New era for German igaming begins with State Treaty’s implementation

| By Conor Mulheir
Today (1 July) marks the launch of the legal online casino market in Germany, with the country’s State Treaty on Gambling (GlüNeuRStv) that was approved by German lawmakers last year.
Germany

Operators in the jurisdiction will now be able to offer poker and slot games online. Previously, sports betting was the only form of online gambling permitted in the country.

While table games can be offered, this will either be granted to the state lotteries as a monopoly. In states where the lotteries do not take up the option to offer table games, a number of licences, based on the number of casino licensees, will be issued.

The launch follows the Bundestag voting to approve a bill which set a controversial 5.3% tax on online slot and poker stakes.

Operators have criticised the tax rate, along with other elements of the nation’s online gambling regulation. Germany’s sports betting association, the Deutsche Sportwettenverband (DSWV), argued that the tax rate would “jeopardise the success of the new gambling regulation in Germany.”

Yesterday, the association put out a further statement, calling on the country’s authorities to clamp down on unlicensed brands as the regulations are introduced.

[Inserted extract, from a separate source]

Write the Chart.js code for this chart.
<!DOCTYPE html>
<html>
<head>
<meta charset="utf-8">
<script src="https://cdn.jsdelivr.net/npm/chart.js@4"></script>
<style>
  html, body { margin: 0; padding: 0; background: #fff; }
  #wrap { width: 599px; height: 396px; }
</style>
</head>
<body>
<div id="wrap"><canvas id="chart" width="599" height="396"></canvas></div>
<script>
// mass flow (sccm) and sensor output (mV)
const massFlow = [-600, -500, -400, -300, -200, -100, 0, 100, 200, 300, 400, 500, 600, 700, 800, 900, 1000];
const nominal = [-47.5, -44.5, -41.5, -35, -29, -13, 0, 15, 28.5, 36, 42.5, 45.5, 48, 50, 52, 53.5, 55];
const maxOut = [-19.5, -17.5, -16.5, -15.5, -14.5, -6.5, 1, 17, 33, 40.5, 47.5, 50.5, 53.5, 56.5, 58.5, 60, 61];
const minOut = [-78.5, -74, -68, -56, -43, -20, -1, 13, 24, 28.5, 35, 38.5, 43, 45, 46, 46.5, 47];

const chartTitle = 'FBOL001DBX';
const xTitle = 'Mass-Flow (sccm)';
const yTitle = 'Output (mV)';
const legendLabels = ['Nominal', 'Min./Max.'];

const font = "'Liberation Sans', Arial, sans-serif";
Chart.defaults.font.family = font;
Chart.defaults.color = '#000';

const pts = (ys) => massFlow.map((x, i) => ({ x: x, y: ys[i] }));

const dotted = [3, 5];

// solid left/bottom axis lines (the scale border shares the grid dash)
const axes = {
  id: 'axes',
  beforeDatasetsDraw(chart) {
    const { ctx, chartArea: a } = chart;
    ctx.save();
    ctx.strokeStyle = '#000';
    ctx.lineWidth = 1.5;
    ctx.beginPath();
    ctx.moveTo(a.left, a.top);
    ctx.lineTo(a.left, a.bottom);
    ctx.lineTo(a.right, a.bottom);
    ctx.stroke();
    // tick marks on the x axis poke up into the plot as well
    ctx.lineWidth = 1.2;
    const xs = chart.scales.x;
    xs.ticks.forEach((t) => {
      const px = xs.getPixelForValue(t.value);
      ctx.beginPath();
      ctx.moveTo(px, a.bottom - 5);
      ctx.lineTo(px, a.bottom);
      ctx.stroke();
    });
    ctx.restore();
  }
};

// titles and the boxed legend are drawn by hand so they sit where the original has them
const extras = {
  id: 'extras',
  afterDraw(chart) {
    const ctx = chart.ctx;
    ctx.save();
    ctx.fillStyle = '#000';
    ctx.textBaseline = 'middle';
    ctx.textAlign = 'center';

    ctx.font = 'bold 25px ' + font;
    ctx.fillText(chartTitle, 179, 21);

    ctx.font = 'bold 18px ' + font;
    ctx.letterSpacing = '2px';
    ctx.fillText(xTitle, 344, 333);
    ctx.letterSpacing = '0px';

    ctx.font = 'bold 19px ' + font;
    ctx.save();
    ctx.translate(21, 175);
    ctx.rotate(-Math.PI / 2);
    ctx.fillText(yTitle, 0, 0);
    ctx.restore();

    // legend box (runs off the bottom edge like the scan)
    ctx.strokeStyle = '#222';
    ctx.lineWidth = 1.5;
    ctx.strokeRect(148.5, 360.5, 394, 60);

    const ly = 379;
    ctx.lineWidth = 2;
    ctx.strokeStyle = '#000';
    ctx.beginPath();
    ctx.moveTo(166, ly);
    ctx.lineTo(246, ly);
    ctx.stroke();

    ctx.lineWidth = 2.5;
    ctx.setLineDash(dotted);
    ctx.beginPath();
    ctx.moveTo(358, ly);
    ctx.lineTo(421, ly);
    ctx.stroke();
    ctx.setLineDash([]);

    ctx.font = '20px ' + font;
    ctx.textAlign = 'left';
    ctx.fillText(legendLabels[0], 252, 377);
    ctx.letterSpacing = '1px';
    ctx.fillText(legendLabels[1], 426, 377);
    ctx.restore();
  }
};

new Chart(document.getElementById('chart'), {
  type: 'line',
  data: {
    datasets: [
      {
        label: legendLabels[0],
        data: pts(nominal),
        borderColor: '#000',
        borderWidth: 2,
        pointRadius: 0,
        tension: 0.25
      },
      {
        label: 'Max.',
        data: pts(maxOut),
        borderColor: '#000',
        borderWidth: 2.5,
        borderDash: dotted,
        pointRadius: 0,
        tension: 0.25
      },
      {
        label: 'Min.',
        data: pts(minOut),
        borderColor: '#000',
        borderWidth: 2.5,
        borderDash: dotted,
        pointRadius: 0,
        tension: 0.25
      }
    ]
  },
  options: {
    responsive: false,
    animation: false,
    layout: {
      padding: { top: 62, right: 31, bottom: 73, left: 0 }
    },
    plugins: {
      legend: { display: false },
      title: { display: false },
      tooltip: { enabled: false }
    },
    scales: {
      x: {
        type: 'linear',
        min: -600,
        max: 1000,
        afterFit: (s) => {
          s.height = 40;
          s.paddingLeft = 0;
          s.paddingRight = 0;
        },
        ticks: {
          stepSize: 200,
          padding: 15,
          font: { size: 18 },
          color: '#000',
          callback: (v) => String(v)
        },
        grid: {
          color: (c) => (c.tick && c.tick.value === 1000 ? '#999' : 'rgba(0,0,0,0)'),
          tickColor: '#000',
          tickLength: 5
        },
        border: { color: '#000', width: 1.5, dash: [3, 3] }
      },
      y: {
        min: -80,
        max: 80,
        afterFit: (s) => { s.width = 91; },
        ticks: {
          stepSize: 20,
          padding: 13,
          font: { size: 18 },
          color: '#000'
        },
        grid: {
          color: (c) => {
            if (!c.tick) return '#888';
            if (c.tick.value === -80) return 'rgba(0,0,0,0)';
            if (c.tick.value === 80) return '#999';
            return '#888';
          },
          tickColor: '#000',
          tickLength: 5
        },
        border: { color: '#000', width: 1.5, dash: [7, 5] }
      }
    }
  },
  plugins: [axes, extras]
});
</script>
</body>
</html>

DSWV said the regulation, including policies such as the tax rate on turnover, a €1,000 per month spending cap and a €1 per spin stake cap on slot games, would create unattractive framework conditions for licensed operators.

It therefore called upon the German authorities to clamp down on offshore competitors with rigorous sanctions, in order to deter them from continuing to target customers.

The association said it was concerned that the legislation’s promotion of safe and responsible gambling, which its members also support, could be beneficial to those companies seeking to operate outside the new rules and avoid heavy compliance costs.

Today, compliance and anti-money laundering (AML) service provider Kerberos said the regulation creates legal certainty in the German market, but that the fight against money laundering will need to become more digital and data-based.

The company’s director, Christian Tsambikakis, said that now the GlüNeuRStV has come into effect, “legal and illegal offers can now be clearly separated, and the fight against illegal providers can be carried out much more effectively.”

“This is also urgently necessary,” he continued, “because money laundering prevention [in the unlicensed gaming market] is practically non-existent, especially with illegal gaming providers based in so-called ‘tax havens’.”

Yesterday, prior to the market’s opening, secondary lottery operator Lottoland applied for permission to operate across Germany, where it currently offers its products under a Malta Gaming Authority (MGA) licence.

“We would like to expand our offer in Germany and enable players of legal age to participate responsibly in legal gaming offers under the new framework conditions with German player protection standards,” said Magnus von Zitzewitz, managing director of Lottoland Germany.

However, lottery betting operators have previously come under fire from Germany’s lottery operators, represented by the Deutscher Lotto- und Totoblock (DLTB), which criticised Lottoland when it sought to gain a lottery licence in Germany in 2017.